Practical checklist for smart tallow buying
By this point, the pattern is clear. There is no single official “Grade A tallow” system. But there is a very real difference between sloppy fat and high quality tallow that belongs in a pan or on skin.
A simple three step check can keep most kitchens on the right track.
-
Read the label like a skeptic
Look for clear fat source, grass fed or suet notes, and real process hints. Discount empty praise with no backup. -
Scan the jar
Color, texture, smell, and clarity when melted should match the cues covered above. Strong off notes or heavy cloudiness are early warning signs. -
Match grade to use
Save the cleanest, best filtered tallow for high heat cooking and skincare. Use lower grade fat for soap, candles, or non food crafts.
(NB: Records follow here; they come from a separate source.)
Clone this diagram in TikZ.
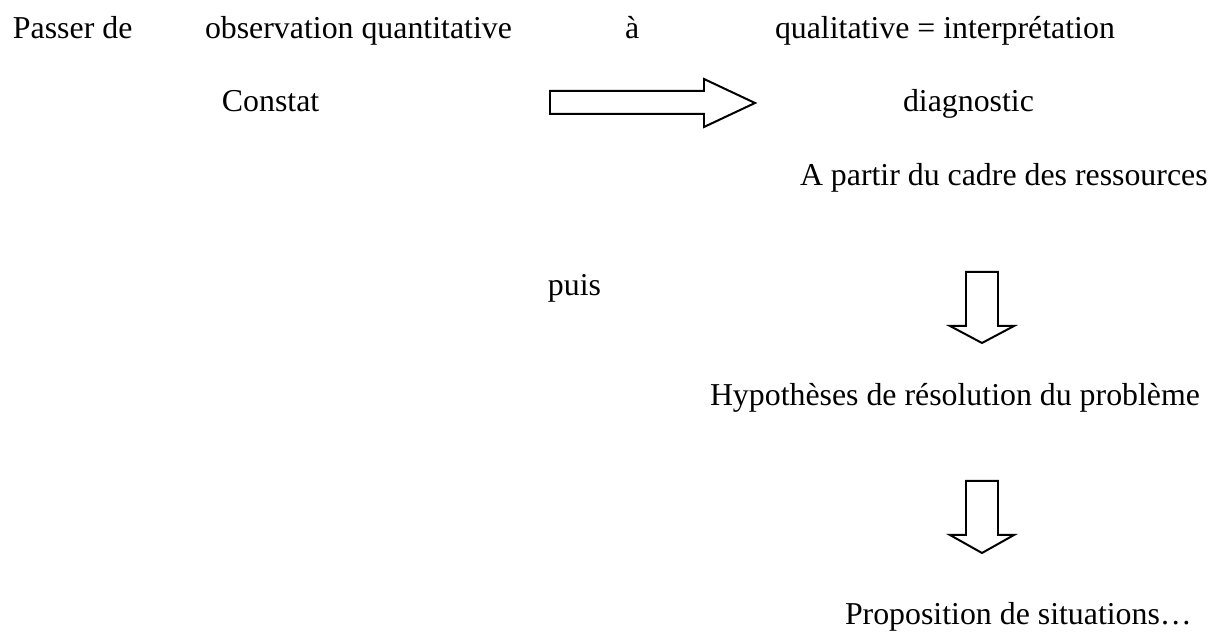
\documentclass[tikz,border=0pt]{standalone}
\usepackage{fontspec}
\setmainfont{Liberation Serif}
\begin{document}
\begin{tikzpicture}[x=0.3768pt,y=-0.3768pt,
  txt/.style={inner sep=0pt,outer sep=0pt,anchor=base west,font=\fontsize{12pt}{14pt}\selectfont},
  bigarrow/.style={draw=black,line width=0.75pt,line join=miter,fill=white}]
\useasboundingbox (0,0) rectangle (1210,635);
\node[txt] (passer) at (13,39) {Passer de};
\node[txt] (obs) at (205,39) {observation quantitative};
\node[txt] (a) at (625,39) {à};
\node[txt] (qual) at (775,39) {qualitative = interprétation};
\node[txt] (constat) at (222,112) {Constat};
\node[txt] (diag) at (903,112) {diagnostic};
\node[txt] (cadre) at (800,186) {A partir du cadre des ressources};
\node[txt,anchor=base east] (puis) at (601,296) {puis};
\node[txt] (hyp) at (710,406) {Hypothèses de résolution du problème};
\node[txt] (prop) at (845,625) {Proposition de situations…};
% horizontal block arrow
\draw[bigarrow] (550,91) -- (704,91) -- (704,79) -- (755,103) -- (704,127) -- (704,114) -- (550,114) -- cycle;
% down block arrows
\draw[bigarrow] (966,272) -- (998,272) -- (998,326) -- (1014,326) -- (982,343) -- (950,326) -- (966,326) -- cycle;
\draw[bigarrow] (966,481) -- (998,481) -- (998,535) -- (1014,535) -- (982,553) -- (950,535) -- (966,535) -- cycle;
\end{tikzpicture}
\end{document}
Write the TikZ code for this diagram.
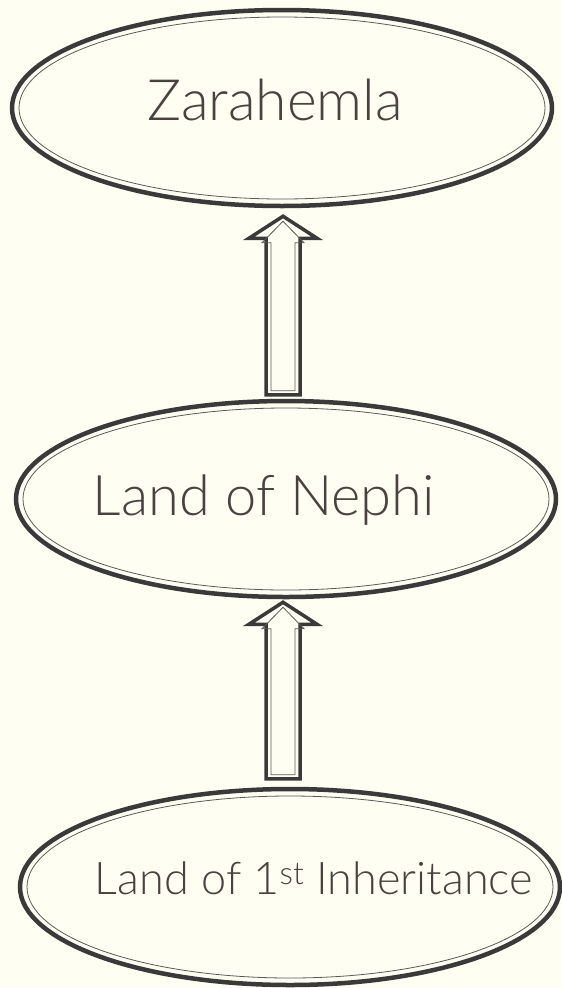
\documentclass[tikz,border=0pt]{standalone}
\usepackage{fontspec}
\setmainfont{Lato}[UprightFont=* Light]
\usetikzlibrary{shapes.geometric,calc}
\definecolor{paper}{HTML}{FEFEF2}
\definecolor{edge}{HTML}{3A3A3A}
\definecolor{ink}{HTML}{4A4240}
\definecolor{innerline}{HTML}{5A5A5A}
\tikzset{
  place/.style={ellipse, draw=edge, line width=4.5pt, fill=paper, minimum width=540pt, minimum height=196pt, inner sep=0pt},
  innerring/.style={draw=innerline, line width=0.8pt},
  label text/.style={text=ink, anchor=base, inner sep=0pt},
  blk/.style={draw=edge, line width=3.5pt, fill=paper, line join=miter},
  blkin/.style={draw=innerline, line width=0.8pt},
}
\newcommand{\blockarrow}[2]{%
  \draw[blk] let \p1=(#1), \p2=(#2) in
    (\x1-17pt,\y1) -- (\x1-17pt,\y2-22pt) -- (\x1-34pt,\y2-22pt) -- (\x1,\y2)
    -- (\x1+34pt,\y2-22pt) -- (\x1+17pt,\y2-22pt) -- (\x1+17pt,\y1) -- cycle;
  \draw[blkin] let \p1=(#1), \p2=(#2) in
    (\x1-12pt,\y1+4pt) -- (\x1-12pt,\y2-26.5pt) -- (\x1-21pt,\y2-26.5pt) -- (\x1,\y2-5pt)
    -- (\x1+21pt,\y2-26.5pt) -- (\x1+12pt,\y2-26.5pt) -- (\x1+12pt,\y1+4pt) -- cycle;
}
\begin{document}
\begin{tikzpicture}[x=1pt,y=-1pt]
\fill[paper] (0,0) rectangle (562,988);
\useasboundingbox (0,0) rectangle (562,988);

\node[place] (zara) at (282,108) {};
\draw[innerring] (zara.center) ellipse [x radius=263, y radius=91];
\node[label text, font=\fontsize{57}{60}\selectfont] (zt) at (275,120) {Zarahemla};

\node[place] (nephi) at (286,499) {};
\draw[innerring] (nephi.center) ellipse [x radius=263, y radius=91];
\node[label text, font=\fontsize{56}{60}\selectfont] (nt) at (264,515) {Land of Nephi};

\node[place] (inh) at (290,887) {};
\draw[innerring] (inh.center) ellipse [x radius=263, y radius=91];
\node[label text, font=\fontsize{45}{48}\selectfont] (it) at (314,894) {Land of 1\textsuperscript{st} Inheritance};

\coordinate (a1b) at ($(nephi.north)+(-3,-4)$);
\coordinate (a1t) at ($(zara.south)+(1,8)$);
\blockarrow{a1b}{a1t}
\coordinate (a2b) at ($(inh.north)+(-7,-8)$);
\coordinate (a2t) at ($(nephi.south)+(-3,3)$);
\blockarrow{a2b}{a2t}
\end{tikzpicture}
\end{document}
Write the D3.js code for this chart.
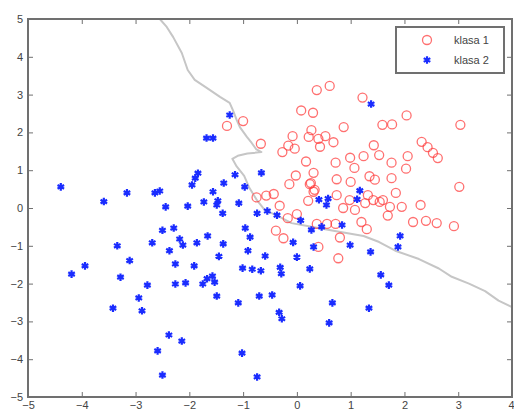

For shoppers who prefer to buy instead of render, King Tallow has a guide on where to buy high quality beef tallow that walks through online and local options and what real quality looks like in each setting.
Home cooks who want full control can skip the label games and make their own. The King Tallow kitchen lab has a detailed walk through on how to render beef tallow at home, from picking the right fat to filtering and storage.
Why all of this matters more than it seems
Beef tallow is not just another trendy fat. It is heat stable, long keeping, and surprisingly flexible in cooking and home use. But low grade tallow can smoke, smell bad, and turn people off on the first try.
A little knowledge on beef grades, fat source, and process gives consumers real power. Instead of trusting vague “premium” labels, shoppers can read clues, ask better questions, and reward brands that do the slow, careful work.
In short, there may not be a USDA stamp that says “Grade A Tallow.” But there is still a clear line between fat that deserves a spot in a serious kitchen and fat that belongs in the craft bin. Smart consumers learn to see that line and buy, or render, accordingly.